El sistema educativo, contra el argumentario superficial de algunos opinadores educativos, no crea desigualdades. Sólo las refleja. Hay desigualdades en la escuela, porque sufrimos un sistema social y económico profundamente perverso e irracional
El sistema educativo, contra el argumentario superficial de algunos opinadores educativos, no crea desigualdades. Sólo las refleja. Hay desigualdades en la escuela, porque sufrimos un sistema social y económico profundamente perverso e irracional. Las desigualdades, mayores hoy que hace veinte años, las crean las reformas laborales, la instalación cotidiana de la precariedad, la especulación inmobiliaria que genera segregación residencial, la desregulación de la nueva economía, los salarios de miseria, la ridiculez de políticas sociales, las barreras infranqueables de las tasas educativas, el racismo, los prejuicios, y determinadas prácticas que las padece cualquier estudiante, como la verdad innegable que el capital social es más determinante que el talento. O, explicado de otro modo: para encontrar un buen trabajo, es más útil un buen apellido que un par de doctorados. Y no hay escuela que pueda revertir o combatir este estado de cosas.

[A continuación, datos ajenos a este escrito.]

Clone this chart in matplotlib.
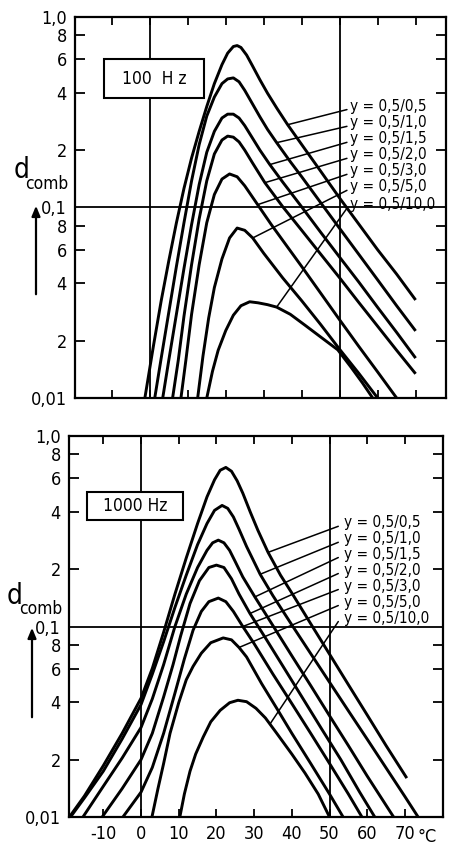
import numpy as np
import matplotlib
matplotlib.use("Agg")
import matplotlib.pyplot as plt
from matplotlib.patches import Rectangle, FancyArrowPatch

plt.rcParams['font.family'] = ['DejaVu Sans']
plt.rcParams['font.stretch'] = 'condensed'
plt.rcParams['axes.unicode_minus'] = False

labels = ["y = 0,5/0,5", "y = 0,5/1,0", "y = 0,5/1,5", "y = 0,5/2,0",
          "y = 0,5/3,0", "y = 0,5/5,0", "y = 0,5/10,0"]
x_ticks = [-10, 0, 10, 20, 30, 40, 50, 60, 70]
y_major = [0.01, 0.1, 1.0]
y_major_labels = ["0,01", "0,1", "1,0"]
y_minor = [0.02, 0.04, 0.06, 0.08, 0.2, 0.4, 0.6, 0.8]
y_minor_labels = ["2", "4", "6", "8", "2", "4", "6", "8"]

# ---- 100 Hz panel (temperature in degC, d_comb) ----
t100_1 = [-1.3, 1, 3, 5, 7, 9, 11, 13, 15, 17, 19, 20.5, 22, 23, 24, 25.5, 27, 29, 31, 33.5, 36.3, 40, 45, 50, 55, 60, 65, 70]
d100_1 = [.01, .019, .0324, .0525, .083, .126, .182, .251, .339, .447, .562, .646, .70, .708, .692, .631, .556, .468, .398, .331, .272, .214, .155, .112, .082, .060, .0447, .0327]
t100_2 = [1.3, 3, 5, 7, 9, 11, 13, 15, 17, 19, 20.5, 22, 23.5, 25, 27, 29, 31, 33.4, 37, 40, 45, 50, 55, 60, 65, 70]
d100_2 = [.01, .0162, .0282, .049, .0832, .138, .214, .302, .38, .447, .473, .479, .457, .412, .351, .299, .257, .219, .174, .145, .106, .0776, .0569, .0417, .0305, .0225]
t100_3 = [3.4, 5, 7, 9, 11, 13, 15, 17, 19, 20.5, 22, 23.5, 25, 27, 29, 31.6, 35, 40, 45, 50, 55, 60, 65, 70]
d100_3 = [.01, .0158, .0275, .0479, .0813, .132, .195, .251, .295, .309, .309, .295, .269, .232, .20, .168, .136, .1007, .0741, .0548, .0407, .0299, .0221, .0162]
t100_4 = [6, 7.5, 9, 11, 13, 15, 17, 19, 20.5, 22, 23.5, 25, 27, 30.3, 35, 40, 45, 50, 55, 60, 65, 70]
d100_4 = [.01, .0158, .0269, .0501, .0871, .138, .191, .226, .237, .234, .221, .20, .172, .135, .101, .0759, .0569, .0427, .0318, .0238, .0178, .0134]
t100_5 = [8.2, 9.5, 11, 13, 15, 17, 19, 21, 23, 25, 28.4, 32, 36, 40, 45, 50, 55, 60, 65]
d100_5 = [.01, .0158, .0275, .0501, .0832, .117, .141, .150, .145, .130, .1035, .0813, .0631, .049, .0355, .0257, .0187, .0137, .01]
t100_6 = [12.6, 14, 15.5, 17, 19, 21, 23, 25, 27.1, 30, 35, 40, 45, 50, 55, 60]
d100_6 = [.01, .0166, .0263, .038, .0537, .0692, .078, .0759, .0692, .0575, .0427, .0324, .0243, .018, .0135, .01]
t100_7 = [15, 16.5, 18, 20, 22, 24, 26.3, 28.5, 31, 33.4, 37, 41, 45, 49.5, 53, 56, 58.7]
d100_7 = [.01, .0138, .0178, .0226, .0272, .0305, .032, .0316, .0309, .030, .0275, .024, .0209, .0179, .0145, .012, .01]

# ---- 1000 Hz panel ----
t1000_1 = [-19, -15, -10, -5, 0, 3, 6, 9, 12, 15, 17.5, 19.5, 21, 22.5, 24, 25.5, 27, 29, 31, 33.7, 37, 40, 45, 50, 55, 60, 65, 70.5]
d1000_1 = [.01, .0129, .0186, .0275, .042, .0603, .0933, .148, .229, .347, .479, .589, .661, .684, .653, .582, .501, .398, .32, .245, .186, .15, .1035, .0716, .0495, .0343, .0237, .016]
t1000_2 = [-18.7, -15, -10, -5, 0, 3, 6, 9, 12, 15, 17.5, 19.5, 21.5, 23, 24.5, 26, 28, 31.6, 35, 40, 45, 50, 55, 60, 65, 70, 73.5]
d1000_2 = [.01, .0126, .0174, .0257, .0389, .0562, .0832, .126, .186, .269, .347, .407, .432, .417, .376, .324, .263, .188, .145, .102, .0721, .051, .0361, .0256, .0181, .0128, .01]
t1000_3 = [-15.4, -10, -5, 0, 3, 6, 9, 12, 15, 17.5, 19, 20.5, 22, 23.5, 25, 27, 30.2, 35, 40, 45, 50, 55, 60, 67]
d1000_3 = [.01, .0145, .0204, .0295, .0417, .0631, .1, .148, .204, .251, .275, .284, .275, .251, .219, .182, .143, .101, .0702, .049, .034, .0237, .0164, .01]
t1000_4 = [-10.3, -5, 0, 3, 6, 8.5, 10.5, 13, 15.5, 18, 20, 22, 24, 26, 28.9, 33, 38, 43, 48, 53, 58, 62]
d1000_4 = [.01, .0141, .02, .0275, .0427, .0631, .0891, .132, .174, .204, .21, .204, .178, .148, .117, .0871, .0603, .0417, .0288, .02, .0135, .01]
t1000_5 = [-4.8, 0, 3, 6, 9, 11.5, 13.8, 16, 18, 20.5, 22.5, 24.5, 27, 30, 35, 40, 45, 50, 55, 58.6]
d1000_5 = [.01, .0135, .0182, .0275, .0447, .0676, .0955, .12, .135, .141, .135, .12, .1, .0813, .0562, .0394, .0275, .0191, .0132, .01]
t1000_6 = [2.9, 4.5, 6, 7.7, 10, 12, 13.8, 16, 18.5, 21.8, 24, 26, 28, 32, 36, 40, 45, 50, 53.6]
d1000_6 = [.01, .0141, .0191, .0275, .0398, .0525, .0617, .0724, .0822, .0871, .0851, .0776, .0692, .0501, .0372, .0275, .0191, .0132, .01]
t1000_7 = [10.3, 11.5, 13, 14.5, 16.5, 18.5, 21, 23.5, 25.7, 28, 30.5, 33, 36, 40, 43.5, 47, 50]
d1000_7 = [.01, .0132, .0174, .0214, .0263, .0316, .0363, .0398, .041, .0403, .0372, .0331, .0275, .0214, .017, .0132, .01]

top_t = [t100_1, t100_2, t100_3, t100_4, t100_5, t100_6, t100_7]
top_d = [d100_1, d100_2, d100_3, d100_4, d100_5, d100_6, d100_7]
bot_t = [t1000_1, t1000_2, t1000_3, t1000_4, t1000_5, t1000_6, t1000_7]
bot_d = [d1000_1, d1000_2, d1000_3, d1000_4, d1000_5, d1000_6, d1000_7]

# where the label leader lines touch each curve (temperature)
top_leader_t = [36.3, 33.4, 31.6, 30.3, 28.4, 27.1, 33.4]
bot_leader_t = [33.7, 31.6, 30.2, 28.9, 27.0, 26.0, 34.2]

W, H = 449, 847
fig = plt.figure(figsize=(W / 100, H / 100), dpi=100)


def px_axes(l, t, r, b):
    return fig.add_axes([l / W, 1 - b / H, (r - l) / W, (b - t) / H])


def setup(ax, xlim, show_xlabels):
    ax.set_yscale('log')
    ax.set_ylim(0.01, 1.0)
    ax.set_xlim(*xlim)
    ax.set_yticks(y_major, labels=y_major_labels)
    ax.set_yticks(y_minor, labels=y_minor_labels, minor=True)
    ax.set_xticks(x_ticks)
    ax.xaxis.set_minor_locator(matplotlib.ticker.NullLocator())
    ax.tick_params(axis='y', which='major', length=0, labelsize=13, pad=6)
    ax.tick_params(axis='y', which='minor', direction='in', length=7, width=1.3,
                   left=True, right=True, labelsize=13, pad=6)
    ax.tick_params(axis='x', which='major', direction='in', length=6, width=1.3,
                   top=True, bottom=True, labelsize=13, pad=6,
                   labelbottom=show_xlabels)
    for s in ax.spines.values():
        s.set_linewidth(1.6)
    ax.axhline(0.1, color='k', lw=1.3, zorder=1)
    ax.axvline(0, color='k', lw=1.3, zorder=1)
    ax.axvline(50, color='k', lw=1.3, zorder=1)


def draw(ax, ts, ds, leader_t, lab_x, lab_ys, lead_x):
    for t, d in zip(ts, ds):
        ax.plot(t, d, color='k', lw=2.1, solid_capstyle='butt',
                solid_joinstyle='round', zorder=3)
    for i, (t, d) in enumerate(zip(ts, ds)):
        lt = leader_t[i]
        ly = 10 ** np.interp(lt, t, np.log10(d))
        ax.annotate('', xy=(lt, ly), xycoords='data',
                    xytext=(lead_x, lab_ys[i] - 0.009), textcoords='axes fraction',
                    arrowprops=dict(arrowstyle='-', color='k', lw=1.1,
                                    shrinkA=0, shrinkB=0), zorder=2)
        ax.text(lab_x, lab_ys[i], labels[i], transform=ax.transAxes, fontsize=11,
                va='center', ha='left', zorder=4)


# top panel
ax1 = px_axes(75, 17, 446, 398)
setup(ax1, (-19.7, 78.0), False)
draw(ax1, top_t, top_d, top_leader_t, 0.742,
     [0.766, 0.722, 0.680, 0.638, 0.596, 0.554, 0.507], 0.733)
ax1.add_patch(Rectangle((0.078, 0.787), 0.271, 0.103, transform=ax1.transAxes,
                        facecolor='white', edgecolor='k', lw=1.5, zorder=5))
ax1.text(0.2135, 0.8385, "100  H z", transform=ax1.transAxes, fontsize=12.5,
         ha='center', va='center', zorder=6)

# bottom panel
ax2 = px_axes(69, 436, 443, 817)
setup(ax2, (-19.1, 80.1), True)
draw(ax2, bot_t, bot_d, bot_leader_t, 0.736,
     [0.772, 0.730, 0.690, 0.648, 0.606, 0.564, 0.522], 0.720)
ax2.add_patch(Rectangle((0.048, 0.7795), 0.257, 0.0735, transform=ax2.transAxes,
                        facecolor='white', edgecolor='k', lw=1.5, zorder=5))
ax2.text(0.1765, 0.816, "1000 Hz", transform=ax2.transAxes, fontsize=12.5,
         ha='center', va='center', zorder=6)
ax2.text(76.0, -0.028, "°C", transform=ax2.get_xaxis_transform(), fontsize=13,
         ha='center', va='top')

# y-axis labels with arrows
for (dx, dy, cx, cy, ax_x, y0, y1) in [(22, 170, 47, 184, 36, 297, 203),
                                       (15, 596, 41, 609, 32, 720, 625)]:
    fig.text(dx / W, 1 - dy / H, "d", fontsize=20, ha='center', va='center')
    fig.text(cx / W, 1 - cy / H, "comb", fontsize=12.5, ha='center', va='center')
    fig.add_artist(FancyArrowPatch(
        (ax_x / W, 1 - y0 / H), (ax_x / W, 1 - y1 / H), transform=fig.transFigure,
        arrowstyle='-|>,head_length=6,head_width=2.5', color='k', lw=1.6))

fig.savefig("out.png", dpi=100)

Como más de tres décadas en el sistema educativo me han convertido en un escéptico que no se deja deslumbrar por discursos bonitos, y que, al conocer iniciativas brillantes e innovadoras, tiendo a pensar en el cui prodest, me parece que el discurso buenista que sirve para justificar un retorno prematuro tiene intereses más profundos e inconfesables que unas desigualdades que, en realidad, nadie se toma en serio. La escuela concertada -y los lobbies asociados- como empresas que son, viven en una situación empresarialmente complicada. Todo el mundo sabe que los conciertos cubren los salarios de los docentes y una asignación para el funcionamiento normal del centro. Esto significa que todos aquellos elementos y actividades que abastecen de ganancias la cuenta de resultados -las cuotas ilegales, los sobreprecios de los comedores escolares o las actividades extraescolares, el espacio de guardería- se han paralizado.

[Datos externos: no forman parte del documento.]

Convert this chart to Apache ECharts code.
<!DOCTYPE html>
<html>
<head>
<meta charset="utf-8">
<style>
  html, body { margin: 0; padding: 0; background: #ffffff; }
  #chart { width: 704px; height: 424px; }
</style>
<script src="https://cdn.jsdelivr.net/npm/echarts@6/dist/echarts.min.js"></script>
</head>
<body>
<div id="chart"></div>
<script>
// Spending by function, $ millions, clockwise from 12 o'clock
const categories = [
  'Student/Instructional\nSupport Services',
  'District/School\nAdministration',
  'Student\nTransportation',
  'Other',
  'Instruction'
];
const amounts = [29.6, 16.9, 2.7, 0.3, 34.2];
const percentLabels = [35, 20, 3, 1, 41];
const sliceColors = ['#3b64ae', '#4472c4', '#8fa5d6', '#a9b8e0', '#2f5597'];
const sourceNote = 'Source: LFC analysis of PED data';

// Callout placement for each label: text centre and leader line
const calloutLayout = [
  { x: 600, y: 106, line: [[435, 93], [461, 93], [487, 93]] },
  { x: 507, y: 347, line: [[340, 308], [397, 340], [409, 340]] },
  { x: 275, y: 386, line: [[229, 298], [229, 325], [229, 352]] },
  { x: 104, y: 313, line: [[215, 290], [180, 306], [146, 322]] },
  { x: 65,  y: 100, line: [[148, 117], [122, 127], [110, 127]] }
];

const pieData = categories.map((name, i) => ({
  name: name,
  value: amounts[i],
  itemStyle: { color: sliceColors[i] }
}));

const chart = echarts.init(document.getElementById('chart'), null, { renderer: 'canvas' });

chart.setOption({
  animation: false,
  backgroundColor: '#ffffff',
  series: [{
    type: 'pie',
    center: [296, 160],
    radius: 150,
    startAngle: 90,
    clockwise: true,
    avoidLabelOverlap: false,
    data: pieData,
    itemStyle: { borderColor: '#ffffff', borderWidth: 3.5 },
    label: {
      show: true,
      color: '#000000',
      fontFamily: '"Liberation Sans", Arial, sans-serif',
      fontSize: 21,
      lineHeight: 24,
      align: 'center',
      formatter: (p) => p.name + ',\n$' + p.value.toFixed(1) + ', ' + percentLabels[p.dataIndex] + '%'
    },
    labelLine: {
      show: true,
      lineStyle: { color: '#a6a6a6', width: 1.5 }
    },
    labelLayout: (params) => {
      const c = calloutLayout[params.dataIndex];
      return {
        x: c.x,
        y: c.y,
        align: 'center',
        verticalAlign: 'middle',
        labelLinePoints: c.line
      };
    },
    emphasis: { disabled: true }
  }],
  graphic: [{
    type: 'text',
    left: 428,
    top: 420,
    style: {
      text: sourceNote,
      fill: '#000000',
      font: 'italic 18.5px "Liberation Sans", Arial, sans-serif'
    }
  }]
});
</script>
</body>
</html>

Tiendo a pensar que el discurso buenista para justificar un retorno prematuro tiene intereses más profundos e inconfesables: la escuela concertada -y los lobbies asociados- como empresas que son, están en una situación complicada
Esto ha llevado a tratar de requisar un porcentaje de los salarios de los docentes -que con nuestros impuestos, pagamos entre todos- para disponer de ingresos. Teniendo en cuenta que la administración -española o catalana- no está haciendo nada para nadie, su nivel de angustia propicia una ofensiva mediática para presionar a la opinión pública, a pesar de que nos empuje a tomar una decisión que podría tener consecuencias letales. El dilema terrible entre los beneficios o la vida. Ahora mismo no podemos hacer debates educativos. Estamos condenados a hacer debates éticos.

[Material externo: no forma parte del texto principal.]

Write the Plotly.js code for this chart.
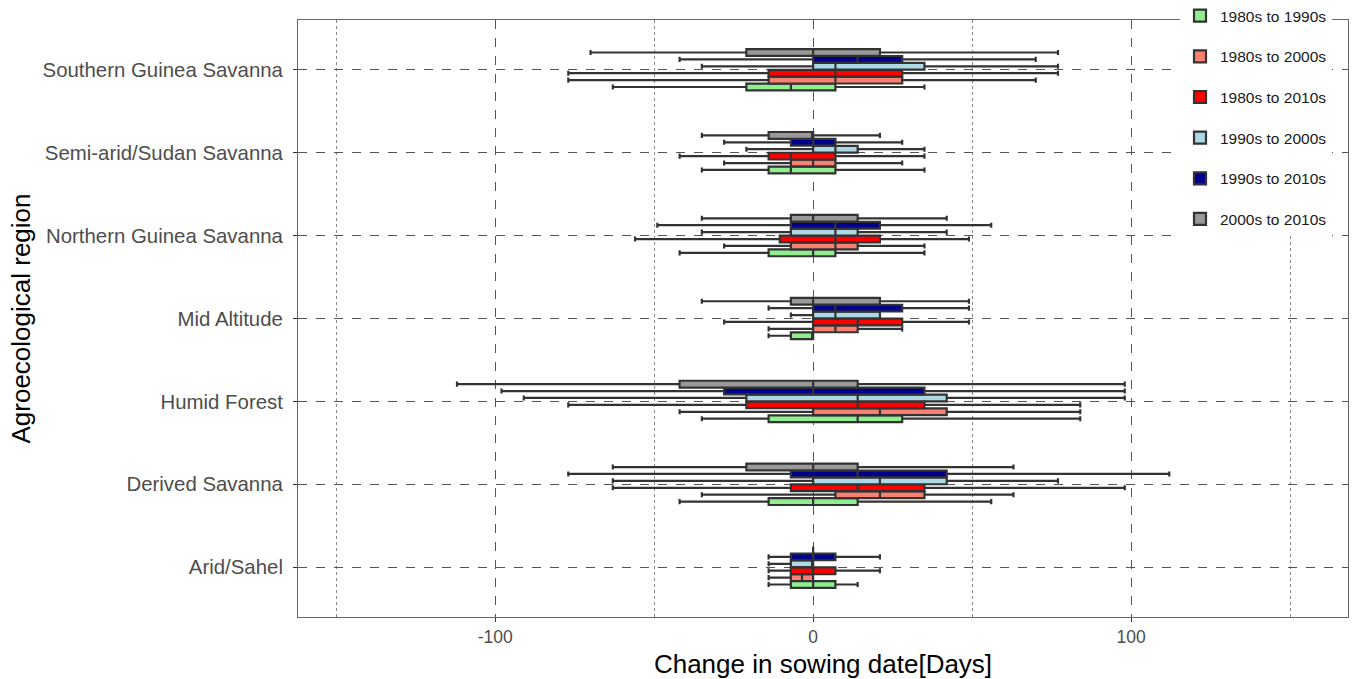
<!DOCTYPE html>
<html>
<head>
<meta charset="utf-8">
<script src="https://cdn.plot.ly/plotly-3.0.1.min.js"></script>
<style>html,body{margin:0;padding:0;background:#fff;}#chart{width:1353px;height:679px;}</style>
</head>
<body>
<div id="chart"></div>
<script>
// Regions, bottom to top
const regions = ['Arid/Sahel', 'Derived Savanna', 'Humid Forest', 'Mid Altitude',
  'Northern Guinea Savanna', 'Semi-arid/Sudan Savanna', 'Southern Guinea Savanna'];

const seriesNames = ['1980s to 1990s', '1980s to 2000s', '1980s to 2010s',
  '1990s to 2000s', '1990s to 2010s', '2000s to 2010s'];

const seriesColors = ['#90EE90', '#FA8072', '#FF0000', '#ADD8E6', '#00008B', '#999999'];

// five-number summaries per region: [lower whisker, Q1, median, Q3, upper whisker] (days)
const s1980_1990 = [[-14, -7, 0, 7, 14], [-42, -14, 0, 14, 56], [-35, -14, 14, 28, 84], [-14, -7, 0, 0, 0],
  [-42, -14, 0, 7, 35], [-35, -14, -7, 7, 35], [-63, -21, -7, 7, 35]];
const s1980_2000 = [[-14, -7, -3.5, 0, 0], [-35, 7, 21, 35, 63], [-42, 0, 21, 42, 84], [-14, 0, 7, 14, 28],
  [-28, -7, 7, 14, 35], [-28, -7, 0, 7, 28], [-77, -14, 7, 28, 70]];
const s1980_2010 = [[-14, -7, 0, 7, 21], [-63, -7, 14, 35, 98], [-77, -21, 14, 35, 84], [-28, 0, 14, 28, 49],
  [-56, -10.5, 7, 21, 49], [-42, -14, -7, 7, 35], [-77, -14, 7, 28, 77]];
const s1990_2000 = [[-14, -7, 0, 0, 0], [-63, 0, 21, 42, 77], [-91, -21, 14, 42, 98], [-7, 0, 7, 21, 21],
  [-35, -7, 7, 14, 42], [-21, 0, 7, 14, 35], [-35, 0, 7, 35, 77]];
const s1990_2010 = [[-14, -7, 0, 7, 21], [-77, -7, 14, 42, 112], [-98, -28, 0, 35, 98], [-14, 0, 7, 28, 49],
  [-49, -7, 7, 21, 56], [-28, -7, 0, 7, 28], [-42, 0, 14, 28, 70]];
const s2000_2010 = [[0, 0, 0, 0, 0], [-63, -21, 0, 14, 63], [-112, -42, 0, 14, 98], [-35, -7, 0, 21, 49],
  [-35, -7, 0, 14, 42], [-35, -14, 0, 0, 21], [-70, -21, 0, 21, 77]];

const allSeries = [s1980_1990, s1980_2000, s1980_2010, s1990_2000, s1990_2010, s2000_2010];

const FONT = 'Liberation Sans, Arial, sans-serif';

const traces = allSeries.map((s, i) => ({
  type: 'box',
  orientation: 'h',
  name: seriesNames[i],
  legendgroup: seriesNames[i],
  y: regions,
  lowerfence: s.map(r => r[0]),
  q1: s.map(r => r[1]),
  median: s.map(r => r[2]),
  q3: s.map(r => r[3]),
  upperfence: s.map(r => r[4]),
  boxpoints: false,
  fillcolor: seriesColors[i],
  line: {color: '#333333', width: 2.2},
  whiskerwidth: 0.75,
  hoverinfo: 'skip'
}));

const layout = {
  width: 1353,
  height: 679,
  margin: {l: 298, r: 5, t: 20, b: 62, autoexpand: false},
  paper_bgcolor: '#ffffff',
  plot_bgcolor: '#ffffff',
  font: {family: FONT, color: '#1a1a1a'},
  boxmode: 'group',
  boxgap: 0.5,
  boxgroupgap: 0.02,
  showlegend: true,
  legend: {
    x: 0.84, xanchor: 'left', y: 1.035, yanchor: 'top',
    bgcolor: '#ffffff',
    font: {family: FONT, size: 15.5, color: '#1a1a1a'},
    traceorder: 'grouped',
    tracegroupgap: 17.5
  },
  xaxis: {
    range: [-162, 168.2],
    tickvals: [-100, 0, 100],
    ticktext: ['-100', '0', '100'],
    showgrid: true,
    gridcolor: '#555555',
    gridwidth: 1.2,
    griddash: 'dash',
    zeroline: false,
    showline: true,
    mirror: true,
    linecolor: '#666666',
    linewidth: 1,
    ticks: 'outside',
    ticklen: 4,
    tickcolor: '#333333',
    tickfont: {family: FONT, size: 17.5, color: '#4d4d4d'},
    minor: {tickvals: [-150, -50, 50, 150], showgrid: true, gridcolor: '#8a8a8a', griddash: 'dot', gridwidth: 1, ticks: ''},
    title: {text: 'Change in sowing date[Days]', font: {family: FONT, size: 26, color: '#000000'}, standoff: 8}
  },
  yaxis: {
    type: 'category',
    categoryorder: 'array',
    categoryarray: regions,
    range: [-0.6, 6.6],
    showgrid: true,
    gridcolor: '#555555',
    gridwidth: 1.2,
    griddash: 'dash',
    zeroline: false,
    showline: true,
    mirror: true,
    linecolor: '#666666',
    linewidth: 1,
    ticks: 'outside',
    ticklen: 4,
    tickcolor: '#333333',
    ticklabelstandoff: 6,
    tickfont: {family: FONT, size: 20.4, color: '#4d4d4d'},
    title: {text: 'Agroecological region', font: {family: FONT, size: 26, color: '#000000'}, standoff: 4}
  }
};

Plotly.newPlot('chart', traces, layout, {displayModeBar: false, staticPlot: true});
</script>
</body>
</html>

Las desigualdades sólo las podemos combatir con eficacia desde fuera de la escuela. Desgraciadamente, y conociendo el esfuerzo consciente de la inmensa mayoría de profesionales para luchar contra la injusticia social, obtiene migrados resultados, porque, no nos engañemos, las políticas educativas más eficaces se hacen fuera de la escuela, y tienen nombres como ” renta Básica Universal”, trabajo garantizado, vivienda pública, gratuidad educativa, ratios bajas o gasto social. Volver precipitadamente a la escuela no creemos que aporte suficientes beneficios sociales o emocionales que puedan compensar los terribles riesgos físicos que conlleva.